It takes the force of the upper portion to break the slab to column connections. The floor connections resist that force, applying force to the upper portion. The columns also resist the downward force of the upper portion, applying more force to the upper portion.
You write of "the force of the upper portion", as if that was an intrinsic property of the upper portion. It isn't. A force arises (and changes) in response to things hitting things and deforming them elastically or inelastically.
But yes - the upper perimeter exerts a force on a floor assembly as the two collide, and the floor assembly exerts the same force, only in the opposite direction, on the upper perimeter.

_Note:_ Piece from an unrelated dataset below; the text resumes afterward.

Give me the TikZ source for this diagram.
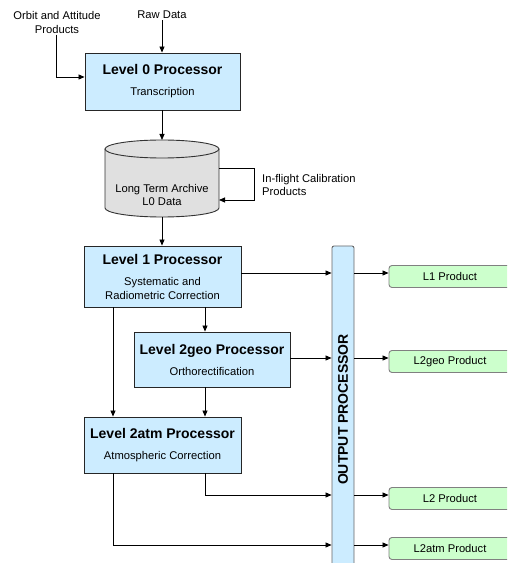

That force increases and increases as both parts deform elastically (and yes, this in turn exerts a force on the lower columns via truss seats) ... until ... Well, until when? -> Until one of the elements involved reaches its load capacity, its maximum elastic deformation, and starts deforming inelastically.
Now which element would that be - the upper column, the lower column, or the floor truss, or the truss seat?
Now plastic deformation continues - until either the fall of the top part is halted, or a first element no longer can deform plastically and instead breaks, ruptures, tears out - in other words: Fails and splits in (at least) two parts.
Now which element would that be - the upper column, the lower column, or the floor truss, or the truss seat?
Theory, observation and even intuition tell us that the truss seat is the weakest element that will fail - long before the columns get even near their elastic limit.
When the truss seats fails, the lower column unloads, the upper column unloads mostly (still some lesser force to accelerate, perhaps deform the floor slab), and the floor goes down.
(Ok, floor goes down after ALL truss seats have failed - which they will do in very rapid succession, as the same drama plays out at all truss seats within a short period of time).